There were also opposite cases, where the information models of some categories turned out to be suspiciously simple.

After a detailed review and clarification, it turned out there were in fact many "problem areas," but only one department had handled them through its own internal processes, while the other departments saw only the "simple model."

If such hidden processes are left unaddressed, the most overloaded departments won't get the expected effect from the PIM system.

Dissatisfaction with the new product will build up. In time, the request to "start over properly" will emerge.

- reimplement PIM, but this time so it works for everyone

It's important to understand that your team most likely doesn't know everything about the processes, and building a proper product information model will require asking hundreds more questions.

Assess where AI can deliver impact in your process

3. Identify what does not need elaboration

Based on the previous point, you can imagine the effort it takes to work out the information models, with all the negotiations, correspondence, clarifications and questions.

At least 40 hours. And what if there are 20 or 50 categories?...

Working out the information models alone will take a business analyst a year of working time. True, but…

At the start, you need to understand whether all categories are truly unique and require separate treatment - some product category information models may not be unique. For example, our client's catalog, a manufacturing company, has 53 product categories.

But from the perspective of the information model, only 30 of them are unique, so the total analysis time was reduced by 920 hours (23 x 40)! Another of our clients, a wholesale supplier of electrical equipment, has eight categories in its active catalog: "Cables and Wires", "Electrical Equipment", "Lighting Equipment", "Cable Support Systems", "Installation Materials", "Electrical Switchboard Equipment", "Structured Cabling Systems and Telecom", and "Tools and Protective Equipment".

You'd think eight product information models would need to be developed…

But studying the product information structure showed that, in fact, just two universal models suffice: one for cables and one for the rest of the electrical products.

This made it possible to cut development time during the PIM implementation and to reduce post-implementation labor costs by about 20%.

4. Define roles and access levels for product cards

In the previous sections we repeatedly noted that working with product information is often not confined to a single department but spread across several. Each department contributes its own share of information, and within departments there are also different roles. For example, Timothy (any resemblance is coincidental) receives an Excel file from the procurement department and, in a way known only to him, transfers the information from it into, say, the ERP, while suppliers enter part of the information themselves.

The existing implicit division of roles needs to be digitized by configuring access levels for different roles: what category managers, curators, suppliers, and marketers can change, who will approve changes, which triggers will fire... And that brings us to the next point: digitizing the business processes for working with product information.

5. Describe the lifecycle of product information as a business process

It may seem that the business process is relatively clear - the company has been dealing with the product for years and knows which statuses it can have.

But often the real business process isn't documented, its fragments "live in people's heads" across several departments, and what passes for the business process is a heavily truncated flow with three or four statuses.

However strong the temptation, settling on such a scheme won't work.

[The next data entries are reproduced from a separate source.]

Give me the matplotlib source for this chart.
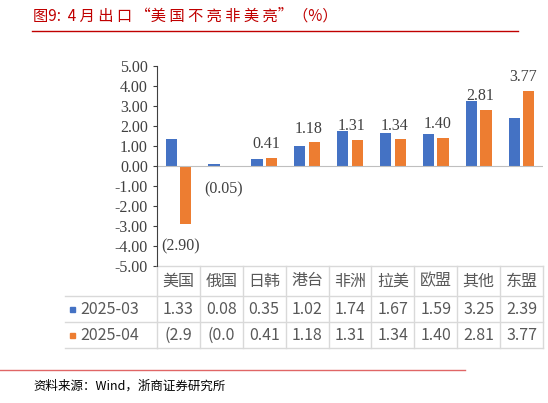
import matplotlib
matplotlib.use("Agg")
import matplotlib.pyplot as plt
from matplotlib.transforms import blended_transform_factory

plt.rcParams['font.family'] = ['Noto Sans CJK SC', 'DejaVu Sans']

categories = ['美国', '俄国', '日韩', '港台', '非洲', '拉美', '欧盟', '其他', '东盟']
mar_values = [1.33, 0.08, 0.35, 1.02, 1.74, 1.67, 1.59, 3.25, 2.39]
apr_values = [-2.90, -0.05, 0.41, 1.18, 1.31, 1.34, 1.40, 2.81, 3.77]
series_names = ['2025-03', '2025-04']
apr_table = ['(2.9', '(0.0', '0.41', '1.18', '1.31', '1.34', '1.40', '2.81', '3.77']
yticks = [5, 4, 3, 2, 1, 0, -1, -2, -3, -4, -5]

blue = '#4472C4'
orange = '#ED7D31'
W, H = 548, 403
fig = plt.figure(figsize=(W / 100, H / 100), dpi=100)

def fx(px):
    return px / W

def fy(py):
    return 1 - py / H

# title and rules
fig.text(fx(33), fy(16), '图9:  4 月 出 口 “美 国 不 亮 非 美 亮”（%）', color='#C00000',
         fontsize=11, va='center', ha='left')
fig.add_artist(plt.Line2D([fx(32), fx(518)], [fy(31), fy(31)], color='#C00000', lw=1))
fig.add_artist(plt.Line2D([fx(0), fx(465)], [fy(370), fy(370)], color='#E06666', lw=1))
fig.text(fx(33), fy(386), '资料来源：Wind，浙商证券研究所', fontsize=9, va='center',
         ha='left', family=['Noto Sans CJK SC'])

ax = fig.add_axes([fx(157), fy(266), fx(543) - fx(157), fy(66) - fy(266)])
x = list(range(len(categories)))
off = 0.17
wid = 0.26
ax.bar([i - off for i in x], mar_values, width=wid, color=blue)
ax.bar([i + off for i in x], apr_values, width=wid, color=orange)
ax.set_xlim(-0.5, len(categories) - 0.5)
ax.set_ylim(-5, 5)
ax.set_yticks(yticks)
ax.set_yticklabels([f'{v:.2f}' for v in yticks], family='Liberation Serif', fontsize=11.5,
                   color='#404040')
ax.set_xticks([])
for s in ['top', 'right', 'bottom']:
    ax.spines[s].set_visible(False)
ax.spines['left'].set_color('#404040')
ax.tick_params(axis='y', length=3, color='#404040')
ax.axhline(0, color='#BFBFBF', lw=0.8)

for i, v in enumerate(apr_values):
    if v >= 0:
        ax.annotate(f'{v:.2f}', (i + off, v), xytext=(-4, 4), textcoords='offset points',
                    ha='center', va='bottom', family='Liberation Serif', fontsize=11.5,
                    color='#404040')
    else:
        ax.text(i + 0.05, v - 1.1, f'({abs(v):.2f})', ha='center', va='center',
                family='Liberation Serif', fontsize=11.5, color='#404040')

# data table under the axis
tr = blended_transform_factory(ax.transData, fig.transFigure)
grid = '#D9D9D9'
rows_y = [fy(266), fy(296), fy(322), fy(348)]
for yv in rows_y:
    ax.plot([-0.5, len(categories) - 0.5], [yv, yv], transform=tr, color=grid, lw=1,
            clip_on=False)
for yv in rows_y[1:]:
    fig.add_artist(plt.Line2D([fx(65), fx(157)], [yv, yv], color=grid, lw=1))
for i in range(len(categories) + 1):
    ax.plot([i - 0.5, i - 0.5], [rows_y[0], rows_y[3]], transform=tr, color=grid, lw=1,
            clip_on=False)
tc = '#595959'
for i, c in enumerate(categories):
    ax.text(i, (rows_y[0] + rows_y[1]) / 2, c, transform=tr, ha='center', va='center',
            fontsize=11.5, color=tc)
    ax.text(i, (rows_y[1] + rows_y[2]) / 2, f'{mar_values[i]:.2f}', transform=tr,
            ha='center', va='center', fontsize=11.5, color=tc)
    ax.text(i, (rows_y[2] + rows_y[3]) / 2, apr_table[i], transform=tr,
            ha='center', va='center', fontsize=11.5, color=tc)
for k, (name, col) in enumerate(zip(series_names, [blue, orange])):
    yc = (rows_y[k + 1] + rows_y[k + 2]) / 2
    fig.patches.append(plt.Rectangle((fx(70), yc - 2.5 / H), 5 / W, 5 / H, color=col,
                                     transform=fig.transFigure))
    fig.text(fx(80), yc, name, ha='left', va='center', fontsize=11.5, color=tc)

fig.savefig('out.png', dpi=100)
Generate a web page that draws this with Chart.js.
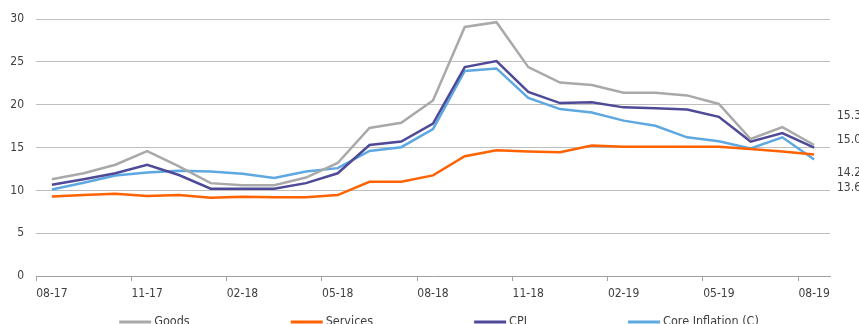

After overlaying the role model, conditions, attributes, and unique cases, the diagram usually takes the following shape.

Here the reader may object that business processes built in such detail only increase the overall PIM implementation time, and therefore aren't necessary to build.

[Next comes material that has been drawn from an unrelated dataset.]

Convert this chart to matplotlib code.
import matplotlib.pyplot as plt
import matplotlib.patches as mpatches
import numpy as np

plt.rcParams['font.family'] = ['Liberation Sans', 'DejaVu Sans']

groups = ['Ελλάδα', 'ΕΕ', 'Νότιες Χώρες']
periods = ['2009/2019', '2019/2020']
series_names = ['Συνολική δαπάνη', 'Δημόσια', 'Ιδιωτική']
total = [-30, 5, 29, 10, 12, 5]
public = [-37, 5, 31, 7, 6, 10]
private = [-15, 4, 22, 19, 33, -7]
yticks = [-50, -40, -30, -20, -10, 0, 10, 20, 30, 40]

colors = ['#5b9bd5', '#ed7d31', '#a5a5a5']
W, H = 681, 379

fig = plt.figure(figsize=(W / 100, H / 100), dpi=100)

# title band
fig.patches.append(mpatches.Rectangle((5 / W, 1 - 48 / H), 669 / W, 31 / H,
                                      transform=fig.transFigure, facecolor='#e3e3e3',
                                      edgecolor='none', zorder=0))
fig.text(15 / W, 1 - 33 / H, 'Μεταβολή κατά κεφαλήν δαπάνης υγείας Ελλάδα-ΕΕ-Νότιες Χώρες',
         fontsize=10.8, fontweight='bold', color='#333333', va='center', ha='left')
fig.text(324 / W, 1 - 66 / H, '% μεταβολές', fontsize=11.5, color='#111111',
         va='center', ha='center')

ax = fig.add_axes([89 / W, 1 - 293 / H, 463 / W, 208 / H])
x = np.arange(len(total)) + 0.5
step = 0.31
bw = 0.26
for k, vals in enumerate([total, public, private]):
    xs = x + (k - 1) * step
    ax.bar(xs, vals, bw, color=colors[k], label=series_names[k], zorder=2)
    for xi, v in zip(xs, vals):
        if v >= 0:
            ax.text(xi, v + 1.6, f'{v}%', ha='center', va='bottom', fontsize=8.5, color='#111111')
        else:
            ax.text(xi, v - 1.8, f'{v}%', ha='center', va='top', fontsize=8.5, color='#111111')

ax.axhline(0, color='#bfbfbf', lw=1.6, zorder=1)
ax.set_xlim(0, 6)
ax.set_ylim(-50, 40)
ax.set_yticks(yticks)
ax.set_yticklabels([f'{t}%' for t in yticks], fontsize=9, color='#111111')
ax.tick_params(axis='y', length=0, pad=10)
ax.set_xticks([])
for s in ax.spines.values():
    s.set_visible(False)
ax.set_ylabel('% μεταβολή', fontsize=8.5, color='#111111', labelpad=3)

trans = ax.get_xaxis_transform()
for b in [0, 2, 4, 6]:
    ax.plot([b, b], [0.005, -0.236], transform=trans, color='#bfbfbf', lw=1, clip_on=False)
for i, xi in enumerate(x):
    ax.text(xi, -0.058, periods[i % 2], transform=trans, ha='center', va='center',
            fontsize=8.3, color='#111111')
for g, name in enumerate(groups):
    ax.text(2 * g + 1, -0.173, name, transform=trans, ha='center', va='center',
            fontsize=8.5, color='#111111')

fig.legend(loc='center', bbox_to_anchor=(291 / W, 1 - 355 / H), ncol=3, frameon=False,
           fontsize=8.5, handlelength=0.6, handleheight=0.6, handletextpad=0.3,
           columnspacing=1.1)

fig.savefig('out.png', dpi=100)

In effect, this is nothing more than digitizing the existing state of affairs. Yes and no.

If you do not have clearly structured processes with clearly defined statuses, responsible employees, inputs, and outputs, it can be difficult to understand whether everything is going normally, whether something needs to change, and exactly how to change it.

Properly designed processes make changes faster and easier because they are easy to read, fully reflect the business domain, and are built so atomically that they can be transformed without difficulty. In PIM implementation, this level of process detail helps avoid the need to reimplement the system, since its first version will already be aligned with the company's real needs.

6. Decide how PIM will be integrated with other systems

  1. Another trap you can fall into in the early stages is poorly planned integrations. "We already have an API, there will be no export nuances, there are no duplicates, and all flows are clear."

  2. But in practice, as you know, something often works differently than expected, forcing you to seek workarounds: building a mapping between the information source (for example, a supplier portal) and the PIM system, linking attributes for correct loading, configuring exports so they don't duplicate, and so on.

  3. For our part, we recommend building integrations not in a point-to-point model, but through an ESB layer: this approach removes non-native functions from the end systems, including PIM, reduces the amount of code, and makes integrations more manageable.

  4. You can read more about ESB systems in this article.

  5. It is usually not difficult to understand existing data flows; what is harder is identifying accumulated issues in point-to-point integrations.

  6. But in any case, this work also takes time.

Elaborate, configure, agree, rebuild… fully rework?

"Wait," you may say, "what do you mean by rework? So even if you go through all six previous stages, you still have to make changes to the PIM system?" Based on our experience, yes, you will. In some places the changes will be minor; in others, a large block of information will need to be reconsidered. Pre-project analysis helps bring you closer to the best possible PIM setup at the time of implementation and avoid building a project that is doomed to fail. But the IT landscape cannot, and should not, stand still forever.

Your company evolves like a living organism: business processes, interaction models, and the business as a whole change. And since the IT landscape and each IT service should always reflect the business, they will inevitably have to change too.

And there is an important point here: you cannot just hope to "collect minor fixes and come back to the integrator in a year."

As soon as the system stops supporting current processes through its own functions, your employees will once again get used to solving their tasks outside the PIM - using Excel, 1C, Google Sheets... And by the time you return to the integrator, the PIM will already have become an unused burden.

So a tactic of accumulating and postponing will only lead to the need to re-implement the PIM system instead of the minor refinements you'd planned.

There is a huge gap in business value between a system that is built once and cannot change, and a system that is continuously modified and flexibly adapts to current business needs. That gap is called lean thinking and continuous improvement, as well as Agile and digital transformation.

If you do not think about it, then there is no point in implementing PIM - Excel would be better.